Qwen3.6-Max-Preview: Smarter, Sharper, Still Evolving (2 minute read)
Alibaba's Qwen team released a preview of their next flagship language model with significant improvements in agentic coding tasks, world knowledge, and instruction following.
What: Qwen3.6-Max-Preview is a preview release of Alibaba's next proprietary language model, available through Alibaba Cloud Model Studio, showing benchmark improvements of up to 9.9 points in agentic coding tasks and notable gains in world knowledge and instruction following compared to Qwen3.6-Plus.
Why it matters: The model's emphasis on agentic capabilities and the preserve_thinking feature reflects the industry shift toward models that can handle complex multi-step workflows and maintain reasoning context across interactions, rather than just single-turn conversations.

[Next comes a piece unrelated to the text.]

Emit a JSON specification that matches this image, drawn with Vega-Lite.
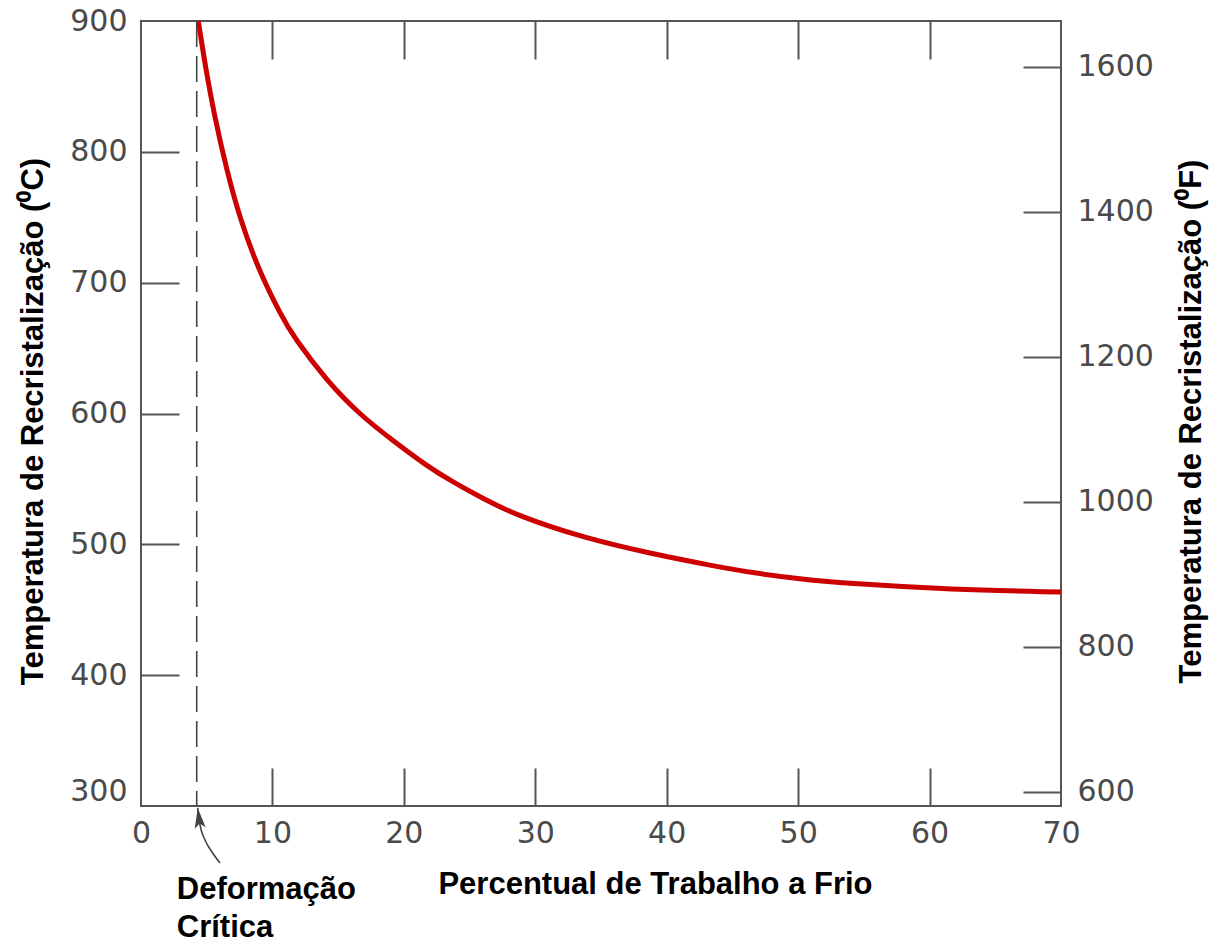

Takeaway: Developers can test the model immediately via Qwen Studio or integrate it using Alibaba Cloud Model Studio's OpenAI-compatible API with the qwen3.6-max-preview endpoint.
Deep dive
- Achieves top scores on six major coding benchmarks including SWE-bench Pro, Terminal-Bench 2.0, SkillsBench, QwenClawBench, QwenWebBench, and SciCode
- Shows double-digit improvements in agentic coding benchmarks: SkillsBench +9.9, SciCode +6.3, NL2Repo +5.0, and Terminal-Bench 2.0 +3.8 compared to predecessor
- World knowledge improved significantly with SuperGPQA +2.3 and QwenChineseBench +5.3 gains
- Instruction following enhanced with ToolcallFormatIFBench +2.8 improvement
- Supports preserve_thinking feature that maintains reasoning content across conversation turns, specifically designed for agentic workflows
- Available through OpenAI-compatible API endpoints with regional options in Beijing, Singapore, and US Virginia
- Also offers Anthropic-compatible API interface for developers already using Claude's patterns
- Still under active development with further improvements expected in subsequent versions
- Provides enable_thinking parameter to expose the model's internal reasoning process during streaming responses
Decoder
- Agentic coding: AI models performing multi-step programming tasks like repository navigation, environment interaction, and tool use rather than just generating code snippets
- SWE-bench Pro: Benchmark evaluating AI models on real-world software engineering tasks from GitHub issues
- preserve_thinking: Feature that retains the model's reasoning process across multiple conversation turns to maintain context for complex tasks
- Terminal-Bench: Benchmark measuring a model's ability to interact with command-line interfaces and execute system commands
Original article
Qwen3.6-Max-Preview brings stronger world knowledge and instruction following along with significant agentic coding improvements across a wide range of benchmarks. The model is still under active development as researchers continue to iterate on it. Users can chat with the model interactively in Qwen Studio or call via API on Alibaba Cloud Model Studio API (coming soon).